## What you have to do
Copy out the material below in full, but not its images.

════════════════════

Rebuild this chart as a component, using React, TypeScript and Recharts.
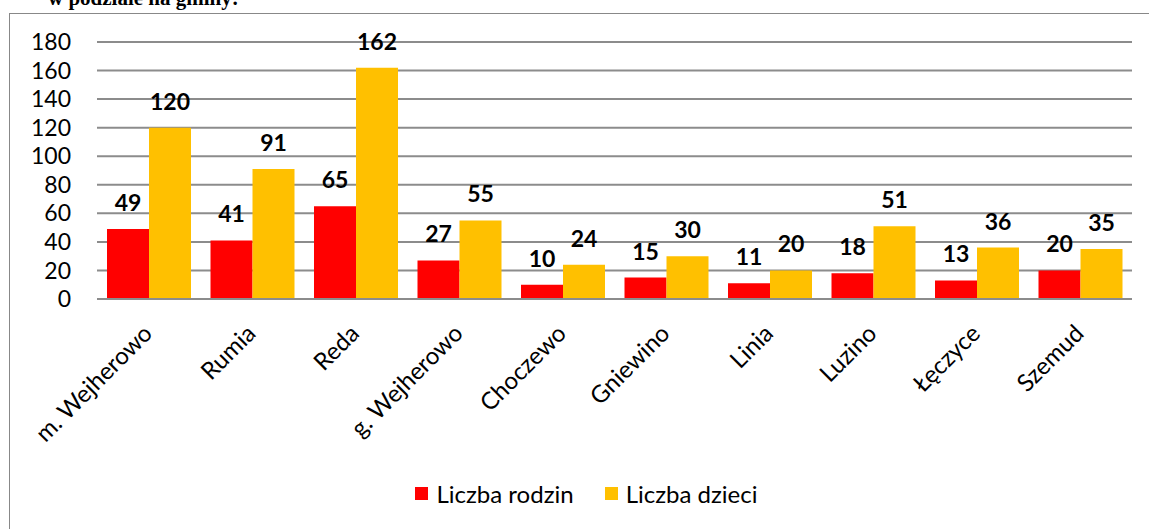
import { BarChart, Bar, XAxis, YAxis, CartesianGrid, Legend, LabelList } from 'recharts'

const gminy = ['m. Wejherowo', 'Rumia', 'Reda', 'g. Wejherowo', 'Choczewo', 'Gniewino', 'Linia', 'Luzino', 'Łęczyce', 'Szemud']
const rodziny = [49, 41, 65, 27, 10, 15, 11, 18, 13, 20]
const dzieci = [120, 91, 162, 55, 24, 30, 20, 51, 36, 35]
const yTicks = [0, 20, 40, 60, 80, 100, 120, 140, 160, 180]
const seriesOrder = ['Liczba rodzin', 'Liczba dzieci']

const data = gminy.map((name, i) => ({ name, rodziny: rodziny[i], dzieci: dzieci[i] }))

const FONT = 'Lato, "Open Sans", sans-serif'

function XTick({ x, y, payload }: any) {
  const tx = x + 5
  const ty = y + 28
  return (
    <text x={tx} y={ty} transform={`rotate(-45 ${tx} ${ty})`} textAnchor="end" fontSize={24} fill="#000" fontFamily={FONT}>
      {payload.value}
    </text>
  )
}

function LegendBox({ payload }: any) {
  const items = [...(payload || [])].sort((a: any, b: any) => seriesOrder.indexOf(a.value) - seriesOrder.indexOf(b.value))
  return (
    <div style={{ display: 'flex', justifyContent: 'center', fontFamily: FONT, fontSize: 24, color: '#000', height: 28 }}>
      {items.map((p: any) => (
        <div key={p.value} style={{ display: 'flex', alignItems: 'center', marginRight: 31 }}>
          <span style={{ width: 13, height: 13, background: p.color, display: 'inline-block', marginRight: 8 }} />
          <span>{p.value}</span>
        </div>
      ))}
    </div>
  )
}

export default function App() {
  return (
    <div style={{ position: 'absolute', left: 0, top: 0, width: 1149, height: 529, overflow: 'hidden', background: '#fff' }}>
      <div style={{ position: 'absolute', left: 48, top: -12, fontFamily: '"Liberation Serif", serif', fontWeight: 'bold', fontSize: 21, lineHeight: '21px', whiteSpace: 'nowrap' }}>
        w podziale na gminy:
      </div>
      <div style={{ position: 'absolute', left: 9, top: 13, width: 1200, height: 600, border: '1px solid #888' }} />
      <div style={{ position: 'absolute', left: 0, top: 0 }}>
        <BarChart width={1149} height={529} data={data} margin={{ top: 42, right: 17, left: 0, bottom: 0 }} barCategoryGap={10} barGap={0}>
          <CartesianGrid vertical={false} stroke="#8c8c8c" strokeWidth={2} />
          <XAxis dataKey="name" interval={0} tick={<XTick />} tickLine={false} axisLine={{ stroke: '#8c8c8c', strokeWidth: 2 }} height={202} />
          <YAxis domain={[0, 180]} ticks={yTicks} interval={0} width={97} tickLine={false} axisLine={false} tickSize={0} tickMargin={26} tick={{ fontSize: 23, fill: '#000', fontFamily: FONT }} />
          <Legend content={<LegendBox />} verticalAlign="bottom" wrapperStyle={{ top: 479, left: 36, height: 28 }} />
          <Bar dataKey="rodziny" name="Liczba rodzin" fill="#FF0000" isAnimationActive={false}>
            <LabelList dataKey="rodziny" position="top" offset={18} fontSize={23} fontWeight="bold" fill="#000" fontFamily={FONT} />
          </Bar>
          <Bar dataKey="dzieci" name="Liczba dzieci" fill="#FFC000" isAnimationActive={false}>
            <LabelList dataKey="dzieci" position="top" offset={18} fontSize={23} fontWeight="bold" fill="#000" fontFamily={FONT} />
          </Bar>
        </BarChart>
      </div>
    </div>
  )
}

════════════════════

## Written solution
Rebuild this chart as a component, using React, TypeScript and Recharts.
import { BarChart, Bar, XAxis, YAxis, CartesianGrid, Legend, LabelList } from 'recharts'

const gminy = ['m. Wejherowo', 'Rumia', 'Reda', 'g. Wejherowo', 'Choczewo', 'Gniewino', 'Linia', 'Luzino', 'Łęczyce', 'Szemud']
const rodziny = [49, 41, 65, 27, 10, 15, 11, 18, 13, 20]
const dzieci = [120, 91, 162, 55, 24, 30, 20, 51, 36, 35]
const yTicks = [0, 20, 40, 60, 80, 100, 120, 140, 160, 180]
const seriesOrder = ['Liczba rodzin', 'Liczba dzieci']

const data = gminy.map((name, i) => ({ name, rodziny: rodziny[i], dzieci: dzieci[i] }))

const FONT = 'Lato, "Open Sans", sans-serif'

function XTick({ x, y, payload }: any) {
  const tx = x + 5
  const ty = y + 28
  return (
    <text x={tx} y={ty} transform={`rotate(-45 ${tx} ${ty})`} textAnchor="end" fontSize={24} fill="#000" fontFamily={FONT}>
      {payload.value}
    </text>
  )
}

function LegendBox({ payload }: any) {
  const items = [...(payload || [])].sort((a: any, b: any) => seriesOrder.indexOf(a.value) - seriesOrder.indexOf(b.value))
  return (
    <div style={{ display: 'flex', justifyContent: 'center', fontFamily: FONT, fontSize: 24, color: '#000', height: 28 }}>
      {items.map((p: any) => (
        <div key={p.value} style={{ display: 'flex', alignItems: 'center', marginRight: 31 }}>
          <span style={{ width: 13, height: 13, background: p.color, display: 'inline-block', marginRight: 8 }} />
          <span>{p.value}</span>
        </div>
      ))}
    </div>
  )
}

export default function App() {
  return (
    <div style={{ position: 'absolute', left: 0, top: 0, width: 1149, height: 529, overflow: 'hidden', background: '#fff' }}>
      <div style={{ position: 'absolute', left: 48, top: -12, fontFamily: '"Liberation Serif", serif', fontWeight: 'bold', fontSize: 21, lineHeight: '21px', whiteSpace: 'nowrap' }}>
        w podziale na gminy:
      </div>
      <div style={{ position: 'absolute', left: 9, top: 13, width: 1200, height: 600, border: '1px solid #888' }} />
      <div style={{ position: 'absolute', left: 0, top: 0 }}>
        <BarChart width={1149} height={529} data={data} margin={{ top: 42, right: 17, left: 0, bottom: 0 }} barCategoryGap={10} barGap={0}>
          <CartesianGrid vertical={false} stroke="#8c8c8c" strokeWidth={2} />
          <XAxis dataKey="name" interval={0} tick={<XTick />} tickLine={false} axisLine={{ stroke: '#8c8c8c', strokeWidth: 2 }} height={202} />
          <YAxis domain={[0, 180]} ticks={yTicks} interval={0} width={97} tickLine={false} axisLine={false} tickSize={0} tickMargin={26} tick={{ fontSize: 23, fill: '#000', fontFamily: FONT }} />
          <Legend content={<LegendBox />} verticalAlign="bottom" wrapperStyle={{ top: 479, left: 36, height: 28 }} />
          <Bar dataKey="rodziny" name="Liczba rodzin" fill="#FF0000" isAnimationActive={false}>
            <LabelList dataKey="rodziny" position="top" offset={18} fontSize={23} fontWeight="bold" fill="#000" fontFamily={FONT} />
          </Bar>
          <Bar dataKey="dzieci" name="Liczba dzieci" fill="#FFC000" isAnimationActive={false}>
            <LabelList dataKey="dzieci" position="top" offset={18} fontSize={23} fontWeight="bold" fill="#000" fontFamily={FONT} />
          </Bar>
        </BarChart>
      </div>
    </div>
  )
}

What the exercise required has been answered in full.